The urine test is a straightforward procedure wherein the person is instructed to cleanse their body prior to submitting their urine sample, to avoid contamination by infectious microbes that may be present in the outer opening of the urethra. They discharge their urine into a clean container provided by the clinic/hospital, which is then sealed tightly with a lid, marked with their name/ID and given to the doctor for medical examination of kidney status.

Urine Analysis:

Urine analysis or urinalysis is the primary urine test performed to gauge the functioning of the kidneys. This involves a visual exam, in which the doctor studies the colour of the urine to be clear or cloudy, microscopic exam to look for the presence of blood in urine, which indicates kidney trouble, as well as dipstick exam. In a dipstick exam, a very thin plastic stick is inserted into the urine sample, that change colours when acids, proteins or sugars are present in higher amounts than the normal range.

Blood Urea Nitrogen:

Urea is the final chemical substance released when proteins are broken down in the system, which is usually eliminated along with urine in healthy individuals.

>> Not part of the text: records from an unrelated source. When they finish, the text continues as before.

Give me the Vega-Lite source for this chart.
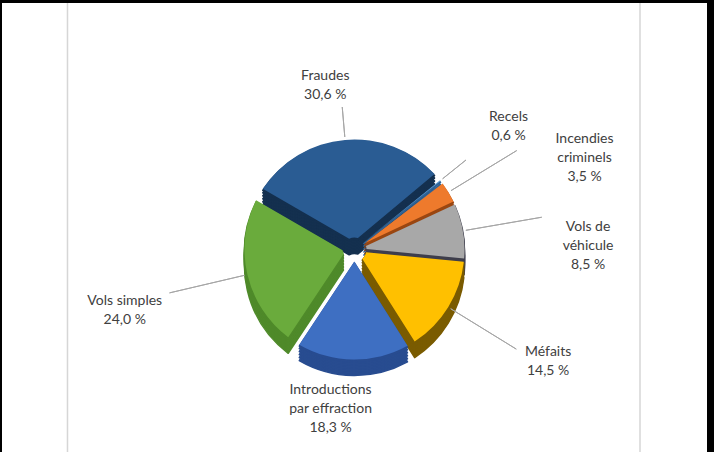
{
  "$schema": "https://vega.github.io/schema/vega-lite/v6.json",
  "width": 705,
  "height": 449,
  "autosize": "none",
  "padding": {"left": 2, "top": 3, "right": 7, "bottom": 0},
  "background": "#000000",
  "view": {"fill": "#ffffff", "stroke": null},
  "config": {
    "view": {"stroke": null, "fill": "#ffffff"},
    "locale": {"number": {"decimal": ",", "thousands": " ", "grouping": [3], "currency": ["", " €"], "percent": " %"}},
    "text": {"font": "Lato", "fontSize": 14, "color": "#404040", "lineHeight": 19, "lineBreak": "\n", "align": "center"},
    "arc": {"strokeJoin": "round"}
  },
  "datasets": {
    "crimes": [
      {"ordre": 1, "nom": "Fraudes", "part": 0.306},
      {"ordre": 2, "nom": "Recels", "part": 0.006},
      {"ordre": 3, "nom": "Incendies\ncriminels", "part": 0.035},
      {"ordre": 4, "nom": "Vols de\nvéhicule", "part": 0.085},
      {"ordre": 5, "nom": "Méfaits", "part": 0.145},
      {"ordre": 6, "nom": "Introductions\npar effraction", "part": 0.183},
      {"ordre": 7, "nom": "Vols simples", "part": 0.240}
    ]
  },
  "layer": [
    {
      "data": {"values": [{"bord": "gauche"}, {"bord": "droite"}]},
      "mark": {"type": "rule", "color": "#d6d6d6", "strokeWidth": 1.5},
      "encoding": {
        "x": {"field": "bord", "type": "nominal", "sort": ["gauche", "droite"], "scale": {"type": "point", "padding": 0.1157, "align": 0.4943}, "axis": null}
      }
    },
    {
      "data": {"name": "crimes"},
      "encoding": {
        "theta": {"field": "part", "type": "quantitative", "stack": true, "scale": {"range": [-1.0472, 5.236]}},
        "order": {"field": "ordre", "type": "quantitative"}
      },
      "layer": [
        {"mark": {"type": "arc", "radius": 110, "radius2": 12, "padAngle": 0.12, "yOffset": 38, "strokeWidth": 1.5},
         "encoding": {"fill": {"field": "ordre", "type": "nominal", "scale": {"domain": [1,2,3,4,5,6,7], "range": ["#14304f", "#2f6396", "#9a4712", "#3e3e4c", "#7a5b00", "#284c90", "#4f8a2a"]}, "legend": null},
                      "stroke": {"field": "ordre", "type": "nominal", "scale": {"domain": [1,2,3,4,5,6,7], "range": ["#14304f", "#2f6396", "#9a4712", "#3e3e4c", "#7a5b00", "#284c90", "#4f8a2a"]}, "legend": null},
                      "opacity": {"condition": {"test": "datum.ordre == 1 || datum.ordre >= 6", "value": 1}, "value": 0}}},
        {"mark": {"type": "arc", "radius": 110, "radius2": 12, "padAngle": 0.03, "yOffset": 38, "strokeWidth": 1.5},
         "encoding": {"fill": {"field": "ordre", "type": "nominal", "legend": null},
                      "stroke": {"field": "ordre", "type": "nominal", "legend": null},
                      "opacity": {"condition": {"test": "datum.ordre > 1 && datum.ordre < 6", "value": 1}, "value": 0}}},
        {"mark": {"type": "arc", "radius": 110, "radius2": 12, "padAngle": 0.12, "yOffset": 35, "strokeWidth": 1.5},
         "encoding": {"fill": {"field": "ordre", "type": "nominal", "legend": null},
                      "stroke": {"field": "ordre", "type": "nominal", "legend": null},
                      "opacity": {"condition": {"test": "datum.ordre == 1 || datum.ordre >= 6", "value": 1}, "value": 0}}},
        {"mark": {"type": "arc", "radius": 110, "radius2": 12, "padAngle": 0.03, "yOffset": 35, "strokeWidth": 1.5},
         "encoding": {"fill": {"field": "ordre", "type": "nominal", "legend": null},
                      "stroke": {"field": "ordre", "type": "nominal", "legend": null},
                      "opacity": {"condition": {"test": "datum.ordre > 1 && datum.ordre < 6", "value": 1}, "value": 0}}},
        {"mark": {"type": "arc", "radius": 110, "radius2": 12, "padAngle": 0.12, "yOffset": 32, "strokeWidth": 1.5},
         "encoding": {"fill": {"field": "ordre", "type": "nominal", "legend": null},
                      "stroke": {"field": "ordre", "type": "nominal", "legend": null},
                      "opacity": {"condition": {"test": "datum.ordre == 1 || datum.ordre >= 6", "value": 1}, "value": 0}}},
        {"mark": {"type": "arc", "radius": 110, "radius2": 12, "padAngle": 0.03, "yOffset": 32, "strokeWidth": 1.5},
         "encoding": {"fill": {"field": "ordre", "type": "nominal", "legend": null},
                      "stroke": {"field": "ordre", "type": "nominal", "legend": null},
                      "opacity": {"condition": {"test": "datum.ordre > 1 && datum.ordre < 6", "value": 1}, "value": 0}}},
        {"mark": {"type": "arc", "radius": 110, "radius2": 12, "padAngle": 0.12, "yOffset": 29, "strokeWidth": 1.5},
         "encoding": {"fill": {"field": "ordre", "type": "nominal", "legend": null},
                      "stroke": {"field": "ordre", "type": "nominal", "legend": null},
                      "opacity": {"condition": {"test": "datum.ordre == 1 || datum.ordre >= 6", "value": 1}, "value": 0}}},
        {"mark": {"type": "arc", "radius": 110, "radius2": 12, "padAngle": 0.03, "yOffset": 29, "strokeWidth": 1.5},
         "encoding": {"fill": {"field": "ordre", "type": "nominal", "legend": null},
                      "stroke": {"field": "ordre", "type": "nominal", "legend": null},
                      "opacity": {"condition": {"test": "datum.ordre > 1 && datum.ordre < 6", "value": 1}, "value": 0}}},
        {"mark": {"type": "arc", "radius": 110, "radius2": 12, "padAngle": 0.12, "yOffset": 26, "strokeWidth": 1.5},
         "encoding": {"fill": {"field": "ordre", "type": "nominal", "legend": null},
                      "stroke": {"field": "ordre", "type": "nominal", "legend": null},
                      "opacity": {"condition": {"test": "datum.ordre == 1 || datum.ordre >= 6", "value": 1}, "value": 0}}},
        {"mark": {"type": "arc", "radius": 110, "radius2": 12, "padAngle": 0.03, "yOffset": 26, "strokeWidth": 1.5},
         "encoding": {"fill": {"field": "ordre", "type": "nominal", "legend": null},
                      "stroke": {"field": "ordre", "type": "nominal", "legend": null},
                      "opacity": {"condition": {"test": "datum.ordre > 1 && datum.ordre < 6", "value": 1}, "value": 0}}},
        {"mark": {"type": "arc", "radius": 110, "radius2": 12, "padAngle": 0.12, "yOffset": 23.5, "strokeWidth": 1.5},
         "encoding": {"fill": {"field": "ordre", "type": "nominal", "legend": null},
                      "stroke": {"field": "ordre", "type": "nominal", "legend": null},
                      "opacity": {"condition": {"test": "datum.ordre == 1 || datum.ordre >= 6", "value": 1}, "value": 0}}},
        {"mark": {"type": "arc", "radius": 110, "radius2": 12, "padAngle": 0.03, "yOffset": 23.5, "strokeWidth": 1.5},
         "encoding": {"fill": {"field": "ordre", "type": "nominal", "legend": null},
                      "stroke": {"field": "ordre", "type": "nominal", "legend": null},
                      "opacity": {"condition": {"test": "datum.ordre > 1 && datum.ordre < 6", "value": 1}, "value": 0}}},
        {"mark": {"type": "arc", "radius": 110, "radius2": 12, "padAngle": 0.12, "yOffset": 22},
         "encoding": {"color": {"field": "ordre", "type": "nominal", "scale": {"domain": [1,2,3,4,5,6,7], "range": ["#2a5c93", "#5b9bd5", "#ee7a2c", "#a8a8a8", "#ffc000", "#3e6fc2", "#6aab3c"]}, "legend": null},
                      "opacity": {"condition": {"test": "datum.ordre == 1 || datum.ordre >= 6", "value": 1}, "value": 0}}},
        {"mark": {"type": "arc", "radius": 110, "radius2": 12, "padAngle": 0.03, "yOffset": 22},
         "encoding": {"color": {"field": "ordre", "type": "nominal", "legend": null},
                      "opacity": {"condition": {"test": "datum.ordre > 1 && datum.ordre < 6", "value": 1}, "value": 0}}},
        {"mark": {"type": "arc", "radius": 143, "radius2": 113, "padAngle": 3.1416, "filled": false, "stroke": "#a6a6a6", "strokeWidth": 1, "yOffset": 22},
         "encoding": {"strokeOpacity": {"condition": {"test": "datum.ordre <= 2", "value": 1}, "value": 0}}},
        {"mark": {"type": "arc", "radius": 190, "radius2": 113, "padAngle": 3.1416, "filled": false, "stroke": "#a6a6a6", "strokeWidth": 1, "yOffset": 22},
         "encoding": {"strokeOpacity": {"condition": {"test": "datum.ordre >= 3 && datum.ordre != 6", "value": 1}, "value": 0}}},

        {"mark": {"type": "text", "radius": 166, "dx": -15, "dy": 21, "baseline": "bottom"},
         "encoding": {"text": {"field": "nom", "type": "nominal", "condition": {"test": "datum.ordre != 1", "value": ""}}}},
        {"mark": {"type": "text", "radius": 166, "dx": -15, "dy": 26, "baseline": "top"},
         "encoding": {"text": {"field": "part", "type": "quantitative", "format": ".1%", "condition": {"test": "datum.ordre != 1", "value": ""}}}},

        {"mark": {"type": "text", "radius": 195, "dx": 2, "dy": 19, "baseline": "bottom"},
         "encoding": {"text": {"field": "nom", "type": "nominal", "condition": {"test": "datum.ordre != 2", "value": ""}}}},
        {"mark": {"type": "text", "radius": 195, "dx": 2, "dy": 24, "baseline": "top"},
         "encoding": {"text": {"field": "part", "type": "quantitative", "format": ".1%", "condition": {"test": "datum.ordre != 2", "value": ""}}}},

        {"mark": {"type": "text", "radius": 205, "dx": 55, "dy": 25, "baseline": "bottom"},
         "encoding": {"text": {"field": "nom", "type": "nominal", "condition": {"test": "datum.ordre != 3", "value": ""}}}},
        {"mark": {"type": "text", "radius": 205, "dx": 55, "dy": 49, "baseline": "top"},
         "encoding": {"text": {"field": "part", "type": "quantitative", "format": ".1%", "condition": {"test": "datum.ordre != 3", "value": ""}}}},

        {"mark": {"type": "text", "radius": 235, "dx": 2, "dy": 46, "baseline": "bottom"},
         "encoding": {"text": {"field": "nom", "type": "nominal", "condition": {"test": "datum.ordre != 4", "value": ""}}}},
        {"mark": {"type": "text", "radius": 235, "dx": 2, "dy": 70, "baseline": "top"},
         "encoding": {"text": {"field": "part", "type": "quantitative", "format": ".1%", "condition": {"test": "datum.ordre != 4", "value": ""}}}},

        {"mark": {"type": "text", "radius": 225, "dx": 2, "dy": 14, "baseline": "bottom"},
         "encoding": {"text": {"field": "nom", "type": "nominal", "condition": {"test": "datum.ordre != 5", "value": ""}}}},
        {"mark": {"type": "text", "radius": 225, "dx": 2, "dy": 19, "baseline": "top"},
         "encoding": {"text": {"field": "part", "type": "quantitative", "format": ".1%", "condition": {"test": "datum.ordre != 5", "value": ""}}}},

        {"mark": {"type": "text", "radius": 168, "dx": -22, "dy": 2, "baseline": "bottom"},
         "encoding": {"text": {"field": "nom", "type": "nominal", "condition": {"test": "datum.ordre != 6", "value": ""}}}},
        {"mark": {"type": "text", "radius": 168, "dx": -22, "dy": 26, "baseline": "top"},
         "encoding": {"text": {"field": "part", "type": "quantitative", "format": ".1%", "condition": {"test": "datum.ordre != 6", "value": ""}}}},

        {"mark": {"type": "text", "radius": 236, "dx": 0, "dy": 27, "baseline": "bottom"},
         "encoding": {"text": {"field": "nom", "type": "nominal", "condition": {"test": "datum.ordre != 7", "value": ""}}}},
        {"mark": {"type": "text", "radius": 236, "dx": 0, "dy": 32, "baseline": "top"},
         "encoding": {"text": {"field": "part", "type": "quantitative", "format": ".1%", "condition": {"test": "datum.ordre != 7", "value": ""}}}}
      ]
    }
  ]
}
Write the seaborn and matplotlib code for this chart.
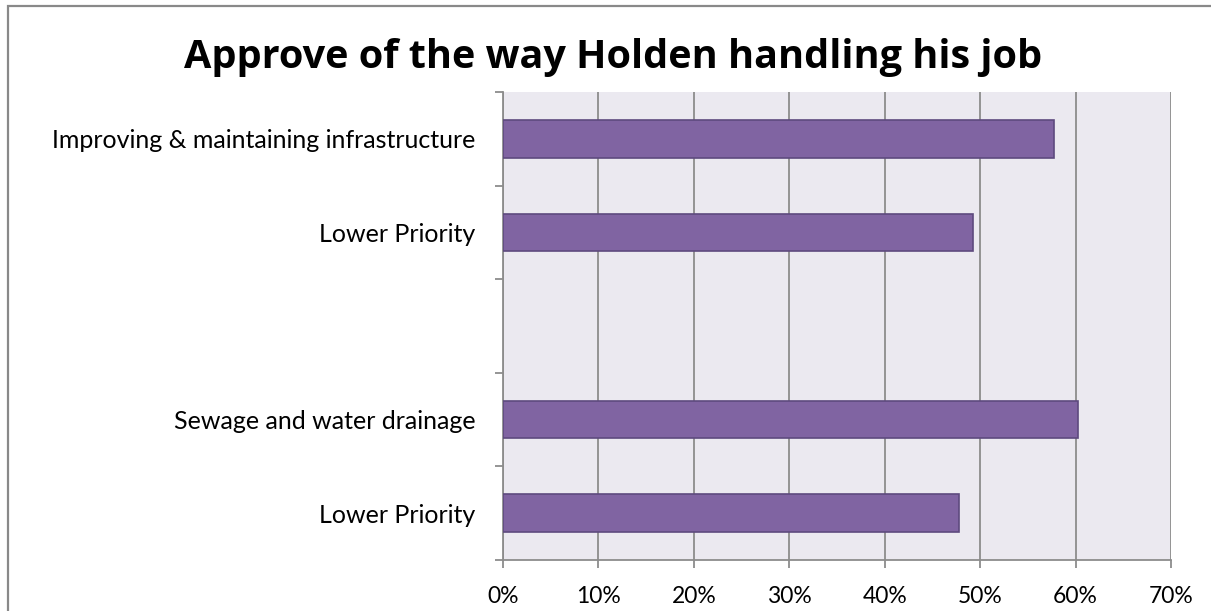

Blood Urea Nitrogen (BUN) tests measure the amount of urea in the urine sample of the person. The normal range of BUN is 7 – 20 mg/dL, with lower levels indicating inadequate intake of proteins in the diet and higher levels signifying kidney problems, or sometimes even severe cardiac conditions or gastrointestinal bleeding.

Conclusion:

Kidneys are a pair of vital organs in the body, required for elimination of wastes, maintenance of electrolyte, fluid balance and synthesis of hormones to support normal blood pressure levels. Kidney function tests, hence, are a very valuable diagnostic tool, to assess the health condition of the kidneys, as well as to detect any renal disorders swiftly, so as to provide timely professional medical treatment and safeguard the kidneys of the person.